Industrial engineers design, implement, and manage complex organizational systems and processes. You’ll develop knowledge and skills in a wide variety of disciplines and be poised to make an important impact across any type of commercial, governmental, and service organization.

Imagine yourself:

  • Implementing new hospital processes to improve health care.
  • Redesigning workstations and tasks to reduce repetitive stress injuries.
  • Creating information systems for manufacturing operations.
  • Designing cockpit controls to improve pilot performance and safety.
  • Improving company operations by determining where a new facility should be located.

Manufacturing Engineering

Manufacturing engineers focus on the process behind the products we use every day. You’ll design and improve systems to create high-quality items as efficiently as possible. From machine tools and computer networks to robots and materials, you’ll help better the production of a wide array of consumable goods.

Imagine yourself:

  • Designing precision machines for efficient, high-quality smartphone manufacturing.
  • Developing new alloys using metal powders for 3D printing of nuclear reactor components.
  • Designing silicon chip manufacturing processes to reduce cost and improve product quality.
  • Implementing laser cutting and welding to produce rock-climbing equipment.
  • Identifying the most cost-effective facility layout for composite aircraft manufacturing.
  • Modeling the physics of a cutting tool during the machining of a stainless steel knife blade.

Mechanical Engineering

Mechanical engineers design and develop new materials, devices, processes, and systems — as well as analyze, troubleshoot, and improve on existing ones.

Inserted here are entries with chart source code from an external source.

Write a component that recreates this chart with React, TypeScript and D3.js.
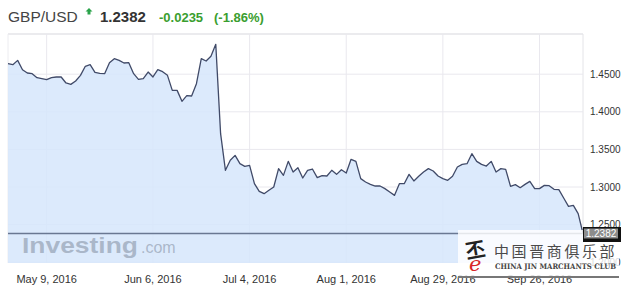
import React from "react";
import * as d3 from "d3";

const prices: number[] = [
  1.464, 1.4627, 1.4684, 1.456, 1.4516, 1.4507, 1.4454, 1.4441, 1.4427, 1.4454,
  1.4463, 1.4463, 1.4383, 1.4365, 1.441, 1.4485, 1.4605, 1.4627, 1.4525, 1.4512,
  1.4507, 1.4653, 1.4707, 1.4684, 1.4649, 1.4653, 1.4507, 1.4432, 1.4441, 1.4529,
  1.4463, 1.456, 1.4534, 1.4485, 1.4285, 1.4285, 1.4139, 1.4215, 1.421, 1.4374,
  1.4707, 1.4676, 1.4738, 1.4897, 1.3709, 1.3222, 1.3355, 1.3421, 1.331, 1.3275,
  1.3288, 1.3044, 1.2942, 1.2911, 1.2956, 1.3, 1.3244, 1.3155, 1.3341, 1.3199,
  1.3257, 1.312, 1.3222, 1.3239, 1.3124, 1.3151, 1.3146, 1.3222, 1.3168, 1.323,
  1.3186, 1.3368, 1.3341, 1.3111, 1.3066, 1.3035, 1.3013, 1.3013, 1.2978, 1.2934,
  1.2889, 1.3044, 1.3044, 1.3168, 1.308, 1.3142, 1.3199, 1.3244, 1.3213, 1.3146,
  1.3111, 1.3089, 1.3142, 1.3266, 1.3301, 1.331, 1.3443, 1.3341, 1.3301, 1.3279,
  1.3341, 1.3199, 1.3244, 1.3235, 1.3009, 1.3031, 1.2991, 1.3035, 1.3075, 1.2978,
  1.2978, 1.3022, 1.3018, 1.2969, 1.2965, 1.2854, 1.2743, 1.2756, 1.2645, 1.2382,
];
const tickIndex: number[] = [8, 30, 50, 70, 90, 110];
const tickLabels: string[] = ["May 9, 2016", "Jun 6, 2016", "Jul 4, 2016", "Aug 1, 2016", "Aug 29, 2016", "Sep 26, 2016"];
const yTicks: number[] = [1.45, 1.4, 1.35, 1.3, 1.25, 1.2];
const symbol = "GBP/USD";
const lastPrice = 1.2382;
const changeText = "-0.0235";
const changePctText = "(-1.86%)";

const FONT = "'Liberation Sans', Arial, sans-serif";

export default function App() {
  const W = 629, H = 290;
  const left = 8, right = 583, top = 34, bottom = 263;
  const x = d3.scaleLinear().domain([0, prices.length - 1]).range([left, right]);
  const y = d3.scaleLinear().domain([1.2, 1.5]).range([262.2, 36.6]);
  const area = d3.area<number>().x((_, i) => x(i)).y0(bottom).y1((d) => y(d));
  const line = d3.line<number>().x((_, i) => x(i)).y((d) => y(d));
  const green = "#3a9e2f";
  const yLast = y(lastPrice);

  return (
    <svg width={W} height={H} style={{ position: "fixed", left: 0, top: 0, background: "#fff" }} fontFamily={FONT}>
      <rect x={0} y={0} width={W} height={H} fill="#fff" />
      {/* header */}
      <text x={8} y={22} fontSize={15.5} fill="#444">{symbol}</text>
      <path d="M89,8 L92.5,11.5 L90.5,11.5 L90.5,14.5 L87.5,14.5 L87.5,11.5 L85.5,11.5 Z" fill="#2aa34a" />
      <text x={100} y={22} fontSize={15} fontWeight="bold" fill="#333">{lastPrice.toFixed(4)}</text>
      <text x={159} y={22} fontSize={13} fontWeight="bold" fill={green}>{changeText}</text>
      <text x={214} y={22} fontSize={13} fontWeight="bold" fill={green}>{changePctText}</text>

      {/* frame & grid */}
      <line x1={left} x2={right} y1={top} y2={top} stroke="#e4e4e8" strokeWidth={1.5} />
      <line x1={left} x2={left} y1={top} y2={bottom} stroke="#ececf0" strokeWidth={1} />
      <line x1={right} x2={right} y1={top} y2={bottom} stroke="#e4e4e8" strokeWidth={1} />
      {yTicks.map((t) => (
        <line key={"h" + t} x1={left} x2={right} y1={y(t)} y2={y(t)} stroke="#e9e8ee" strokeWidth={1} />
      ))}
      {tickIndex.map((t) => (
        <line key={"v" + t} x1={x(t)} x2={x(t)} y1={top} y2={bottom} stroke="#e9e8ee" strokeWidth={1} />
      ))}

      <path d={area(prices) || ""} fill="#d6e6fb" fillOpacity={0.85} />
      <path d={line(prices) || ""} fill="none" stroke="#404a68" strokeWidth={1.3} strokeLinejoin="round" />

      {/* last price line */}
      <line x1={left} x2={right} y1={yLast} y2={yLast} stroke="#6a7892" strokeWidth={1.6} />

      {/* watermark */}
      <text x={22} y={253} fontSize={22} fontWeight="bold" fill="#9aa6b8" fillOpacity={0.75} textLength={116} lengthAdjust="spacingAndGlyphs">Investing</text>
      <text x={141} y={253} fontSize={16} fill="#9aa6b8" fillOpacity={0.75}>.com</text>

      {/* y labels */}
      {yTicks.map((t) => (
        <text key={"yl" + t} x={590} y={y(t) + 3.5} fontSize={10} fill="#333">{t.toFixed(4)}</text>
      ))}
      {/* x labels */}
      {tickIndex.map((t, i) => (
        <text key={"xl" + t} x={x(t)} y={283} fontSize={11} fill="#333" textAnchor="middle">{tickLabels[i]}</text>
      ))}

      {/* logo box */}
      <rect x={458} y={230} width={161} height={47} fill="#fff" fillOpacity={0.82} />
      <rect x={458} y={276} width={161} height={2} fill="#777" />
      <text x={494} y={257} fontSize={15} fill="#4a4a4a" fontFamily="'Noto Sans CJK SC', sans-serif" letterSpacing={2.6}>中国晋商俱乐部</text>
      <text x={495} y={269} fontSize={7.6} fill="#444" fontFamily="'DejaVu Serif', 'Liberation Serif', serif" fontWeight="bold" textLength={121} lengthAdjust="spacingAndGlyphs">CHINA JIN MARCHANTS CLUB</text>
      <text x={465} y={257} fontSize={20} fill="#222" fontFamily="'Noto Sans CJK SC', sans-serif" fontWeight="bold" transform="rotate(-10 476 248)">丕</text>
      <text x={469} y={271} fontSize={21} fill="#d8262a" fontStyle="italic" fontFamily="'DejaVu Serif', serif">e</text>

      {/* last price tag */}
      <rect x={583} y={227} width={38} height={15} fill="#111" />
      <rect x={584} y={228.5} width={34} height={10} fill="#8c8c8c" />
      <text x={601} y={237} fontSize={10} fill="#fff" textAnchor="middle">{lastPrice.toFixed(4)}</text>
    </svg>
  );
}
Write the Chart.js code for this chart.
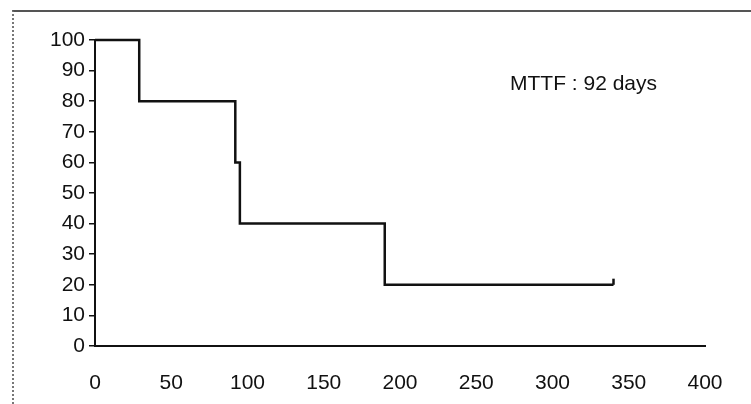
<!DOCTYPE html>
<html lang="en">
<head>
  <meta charset="UTF-8">
  <title>MTTF</title>
  <style>
    body { margin: 0; background: #fff; }
    .wrap { position: relative; width: 751px; height: 404px; }
    .frame {
      position: absolute; left: 12px; top: 10px; right: 0; bottom: -4px;
      border-top: 2px solid #555;
      border-left: 2px dotted #777;
    }
    canvas { position: absolute; left: 0; top: 0; }
  </style>
</head>
<body>
  <div class="wrap">
    <div class="frame"></div>
    <canvas id="grafico" width="751" height="404"></canvas>
  </div>
  <script src="https://cdn.jsdelivr.net/npm/chart.js"></script>
  <script>
    // survival steps (% still running) at each failure time, in days
    const days = [0, 29, 92, 95, 190, 340];
    const survival = [100, 80, 60, 40, 20, 20];
    // censored unit at the end of follow-up
    const censorDay = 340;
    const censorMark = [20, 22];

    const xTicks = [0, 50, 100, 150, 200, 250, 300, 350, 400];
    const yTicks = [0, 10, 20, 30, 40, 50, 60, 70, 80, 90, 100];
    const note = 'MTTF : 92 days';

    const fonte = { family: "'Liberation Sans', Arial, sans-serif", size: 21 };

    const textoMTTF = {
      id: 'textoMTTF',
      afterDraw(chart) {
        const ctx = chart.ctx;
        ctx.save();
        ctx.font = "21px 'Liberation Sans', Arial, sans-serif";
        ctx.fillStyle = '#111';
        ctx.textBaseline = 'middle';
        ctx.fillText(note, 510, 84);
        ctx.restore();
      }
    };

    new Chart(document.getElementById('grafico'), {
      type: 'line',
      data: {
        datasets: [{
          data: days.map((d, i) => ({ x: d, y: survival[i] })),
          stepped: 'before',
          borderColor: '#111',
          borderWidth: 2.5,
          pointRadius: 0,
          fill: false,
          clip: false
        }, {
          data: censorMark.map(v => ({ x: censorDay, y: v })),
          borderColor: '#111',
          borderWidth: 2.5,
          pointRadius: 0,
          fill: false,
          clip: false
        }]
      },
      options: {
        responsive: false,
        animation: false,
        layout: { padding: { top: 40, right: 46, left: 0, bottom: 0 } },
        plugins: { legend: { display: false }, tooltip: { enabled: false } },
        scales: {
          x: {
            type: 'linear',
            min: 0, max: 400,
            afterBuildTicks: s => { s.ticks = xTicks.map(v => ({ value: v })); },
            afterFit: s => { s.height = 58; },
            grid: { display: false, drawTicks: false },
            border: { display: true, color: '#111', width: 2 },
            ticks: { color: '#111', font: fonte, padding: 25, maxRotation: 0 }
          },
          y: {
            min: 0, max: 100,
            afterBuildTicks: s => { s.ticks = yTicks.map(v => ({ value: v })); },
            afterFit: s => { s.width = 95; },
            grid: { drawOnChartArea: false, drawTicks: true, tickLength: 6, color: '#111', lineWidth: 1.5 },
            border: { display: true, color: '#111', width: 2 },
            ticks: { color: '#111', font: fonte, padding: 4 }
          }
        }
      },
      plugins: [textoMTTF]
    });
  </script>
</body>
</html>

You’ll find career opportunities in almost any type of industry.

Imagine yourself:

  • Building satellites, race cars, and autonomous vehicles.
  • Designing miniature heat pumps for use in protective clothing.
  • Developing new materials for medical products and sports equipment.
  • Designing wind turbines, photovoltaic panels, and other renewable energy systems.
  • Creating processes and instruments to assess stream and forest health.

Nuclear Engineering

Nuclear engineers research and develop new reactor designs, advanced computational techniques, nuclear fuel recycling and management strategies, and radioisotope technologies for use in medicine and industry.

Imagine yourself:

  • Designing safer nuclear power plants for electricity production.
  • Creating nuclear power systems for satellites and deep-space exploration.
  • Designing advanced nuclear reactors.
  • Developing methods for nuclear fuel recycling.
  • Using radiation to explore the structure and dynamics of materials.

Radiation Health Physics

Radiation health physicists integrate the physical aspects of radiation, their biological effects, and the methods used to protect people and their environments from radiation hazards while enabling beneficial uses of radiation and radioactive material.

Imagine yourself:

  • Developing programs to protect people from excess radiation exposure.
  • Managing radiation safety at a nuclear plant or hospital.
  • Designing radiation shields for industrial and medical applications.
  • Designing sophisticated radiation detection systems.
  • Studying the effects of radiation on biological and environmental systems.